Start

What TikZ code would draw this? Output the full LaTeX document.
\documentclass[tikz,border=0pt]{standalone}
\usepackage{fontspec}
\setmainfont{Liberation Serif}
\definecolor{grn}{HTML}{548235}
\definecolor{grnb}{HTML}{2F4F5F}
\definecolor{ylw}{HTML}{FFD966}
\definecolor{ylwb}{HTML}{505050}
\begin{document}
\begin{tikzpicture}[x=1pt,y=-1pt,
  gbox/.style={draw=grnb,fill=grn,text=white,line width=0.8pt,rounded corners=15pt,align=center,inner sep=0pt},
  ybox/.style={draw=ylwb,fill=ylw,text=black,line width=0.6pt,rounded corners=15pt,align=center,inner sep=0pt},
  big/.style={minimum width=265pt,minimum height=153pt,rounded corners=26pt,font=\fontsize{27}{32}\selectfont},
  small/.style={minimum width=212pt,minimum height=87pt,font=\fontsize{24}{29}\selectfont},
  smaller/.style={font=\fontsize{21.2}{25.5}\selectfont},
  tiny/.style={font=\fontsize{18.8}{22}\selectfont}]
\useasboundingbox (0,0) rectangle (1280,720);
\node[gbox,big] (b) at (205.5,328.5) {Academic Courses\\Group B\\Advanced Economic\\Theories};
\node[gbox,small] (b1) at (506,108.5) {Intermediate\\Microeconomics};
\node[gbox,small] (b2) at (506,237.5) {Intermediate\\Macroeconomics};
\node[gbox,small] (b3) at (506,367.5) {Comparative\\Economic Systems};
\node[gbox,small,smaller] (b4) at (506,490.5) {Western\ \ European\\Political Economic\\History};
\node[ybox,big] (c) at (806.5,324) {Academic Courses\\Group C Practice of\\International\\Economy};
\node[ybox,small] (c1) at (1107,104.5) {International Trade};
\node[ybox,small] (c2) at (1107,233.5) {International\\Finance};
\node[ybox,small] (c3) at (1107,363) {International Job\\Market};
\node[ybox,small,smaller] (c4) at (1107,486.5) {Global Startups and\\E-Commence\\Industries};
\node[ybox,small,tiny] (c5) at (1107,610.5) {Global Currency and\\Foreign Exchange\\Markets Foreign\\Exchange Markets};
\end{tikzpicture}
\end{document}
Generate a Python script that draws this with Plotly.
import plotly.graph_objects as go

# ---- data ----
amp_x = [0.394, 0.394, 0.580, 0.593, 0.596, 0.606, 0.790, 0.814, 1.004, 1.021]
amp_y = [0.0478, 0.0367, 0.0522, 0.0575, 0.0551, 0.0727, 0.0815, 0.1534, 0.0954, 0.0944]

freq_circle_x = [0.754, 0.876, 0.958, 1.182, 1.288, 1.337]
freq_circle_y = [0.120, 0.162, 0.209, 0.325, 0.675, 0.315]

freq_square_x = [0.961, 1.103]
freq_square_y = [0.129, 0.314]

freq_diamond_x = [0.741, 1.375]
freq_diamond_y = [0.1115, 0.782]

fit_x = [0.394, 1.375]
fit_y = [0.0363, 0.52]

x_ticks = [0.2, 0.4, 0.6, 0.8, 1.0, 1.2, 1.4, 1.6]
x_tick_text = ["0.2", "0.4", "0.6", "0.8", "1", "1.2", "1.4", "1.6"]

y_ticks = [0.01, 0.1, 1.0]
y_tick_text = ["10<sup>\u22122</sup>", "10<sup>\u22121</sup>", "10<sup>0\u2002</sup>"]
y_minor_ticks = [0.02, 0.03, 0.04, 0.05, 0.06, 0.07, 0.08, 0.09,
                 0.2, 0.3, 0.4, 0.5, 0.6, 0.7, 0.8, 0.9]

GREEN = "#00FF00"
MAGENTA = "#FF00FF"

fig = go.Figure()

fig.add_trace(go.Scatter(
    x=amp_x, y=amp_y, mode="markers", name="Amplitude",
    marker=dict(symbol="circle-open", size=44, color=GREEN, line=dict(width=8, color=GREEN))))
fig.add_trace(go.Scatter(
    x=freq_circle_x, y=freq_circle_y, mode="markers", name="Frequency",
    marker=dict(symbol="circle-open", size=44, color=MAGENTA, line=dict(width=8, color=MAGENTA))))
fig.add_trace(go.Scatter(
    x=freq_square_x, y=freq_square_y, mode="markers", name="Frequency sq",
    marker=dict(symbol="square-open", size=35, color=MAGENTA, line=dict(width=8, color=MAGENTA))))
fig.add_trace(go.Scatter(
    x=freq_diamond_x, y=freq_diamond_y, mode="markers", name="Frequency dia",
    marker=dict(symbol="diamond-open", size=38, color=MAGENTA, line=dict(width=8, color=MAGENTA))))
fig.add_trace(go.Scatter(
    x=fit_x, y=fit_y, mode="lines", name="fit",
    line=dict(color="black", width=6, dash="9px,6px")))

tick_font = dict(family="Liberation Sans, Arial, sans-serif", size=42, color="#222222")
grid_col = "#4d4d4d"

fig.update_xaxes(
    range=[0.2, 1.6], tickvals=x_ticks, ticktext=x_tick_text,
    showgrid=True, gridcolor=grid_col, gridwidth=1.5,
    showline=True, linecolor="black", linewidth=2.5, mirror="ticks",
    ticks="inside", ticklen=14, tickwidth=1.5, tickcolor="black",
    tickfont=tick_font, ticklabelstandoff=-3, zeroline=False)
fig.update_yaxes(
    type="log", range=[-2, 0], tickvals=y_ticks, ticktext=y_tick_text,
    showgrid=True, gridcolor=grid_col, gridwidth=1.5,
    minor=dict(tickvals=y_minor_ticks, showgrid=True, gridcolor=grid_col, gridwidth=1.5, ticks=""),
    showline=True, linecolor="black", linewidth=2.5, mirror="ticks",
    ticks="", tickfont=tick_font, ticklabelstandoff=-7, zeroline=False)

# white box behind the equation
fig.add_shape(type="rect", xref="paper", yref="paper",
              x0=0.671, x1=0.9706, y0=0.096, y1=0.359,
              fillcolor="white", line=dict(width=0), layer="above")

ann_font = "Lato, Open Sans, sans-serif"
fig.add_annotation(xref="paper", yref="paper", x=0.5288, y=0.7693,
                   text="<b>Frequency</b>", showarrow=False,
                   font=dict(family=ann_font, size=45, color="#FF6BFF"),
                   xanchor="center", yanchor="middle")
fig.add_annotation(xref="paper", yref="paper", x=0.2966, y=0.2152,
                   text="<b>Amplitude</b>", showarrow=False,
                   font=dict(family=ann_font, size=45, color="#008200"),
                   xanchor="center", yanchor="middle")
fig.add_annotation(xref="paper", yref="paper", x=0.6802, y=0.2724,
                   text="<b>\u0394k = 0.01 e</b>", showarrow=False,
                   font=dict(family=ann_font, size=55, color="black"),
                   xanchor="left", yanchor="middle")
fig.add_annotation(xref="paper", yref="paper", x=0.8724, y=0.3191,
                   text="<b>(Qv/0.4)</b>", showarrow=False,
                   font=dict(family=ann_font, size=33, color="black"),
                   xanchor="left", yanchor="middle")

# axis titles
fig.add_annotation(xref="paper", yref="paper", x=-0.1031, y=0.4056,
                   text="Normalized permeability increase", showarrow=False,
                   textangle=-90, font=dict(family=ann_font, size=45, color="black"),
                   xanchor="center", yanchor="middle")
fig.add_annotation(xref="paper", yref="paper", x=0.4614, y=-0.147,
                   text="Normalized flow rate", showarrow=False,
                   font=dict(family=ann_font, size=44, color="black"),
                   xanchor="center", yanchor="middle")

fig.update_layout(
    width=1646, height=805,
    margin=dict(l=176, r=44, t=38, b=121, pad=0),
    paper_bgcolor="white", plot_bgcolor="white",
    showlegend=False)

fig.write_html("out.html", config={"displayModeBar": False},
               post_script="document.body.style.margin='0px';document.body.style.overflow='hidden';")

End

→ **WHAT THE TASK ASKS**
Return the exact lines from the line with "Generate a Python" to the line with "fig = go.Figure()", inclusive of both, with nothing added.

→ **SOLUTION TO THE PROBLEM**
Generate a Python script that draws this with Plotly.
import plotly.graph_objects as go

# ---- data ----
amp_x = [0.394, 0.394, 0.580, 0.593, 0.596, 0.606, 0.790, 0.814, 1.004, 1.021]
amp_y = [0.0478, 0.0367, 0.0522, 0.0575, 0.0551, 0.0727, 0.0815, 0.1534, 0.0954, 0.0944]

freq_circle_x = [0.754, 0.876, 0.958, 1.182, 1.288, 1.337]
freq_circle_y = [0.120, 0.162, 0.209, 0.325, 0.675, 0.315]

freq_square_x = [0.961, 1.103]
freq_square_y = [0.129, 0.314]

freq_diamond_x = [0.741, 1.375]
freq_diamond_y = [0.1115, 0.782]

fit_x = [0.394, 1.375]
fit_y = [0.0363, 0.52]

x_ticks = [0.2, 0.4, 0.6, 0.8, 1.0, 1.2, 1.4, 1.6]
x_tick_text = ["0.2", "0.4", "0.6", "0.8", "1", "1.2", "1.4", "1.6"]

y_ticks = [0.01, 0.1, 1.0]
y_tick_text = ["10<sup>\u22122</sup>", "10<sup>\u22121</sup>", "10<sup>0\u2002</sup>"]
y_minor_ticks = [0.02, 0.03, 0.04, 0.05, 0.06, 0.07, 0.08, 0.09,
                 0.2, 0.3, 0.4, 0.5, 0.6, 0.7, 0.8, 0.9]

GREEN = "#00FF00"
MAGENTA = "#FF00FF"

fig = go.Figure()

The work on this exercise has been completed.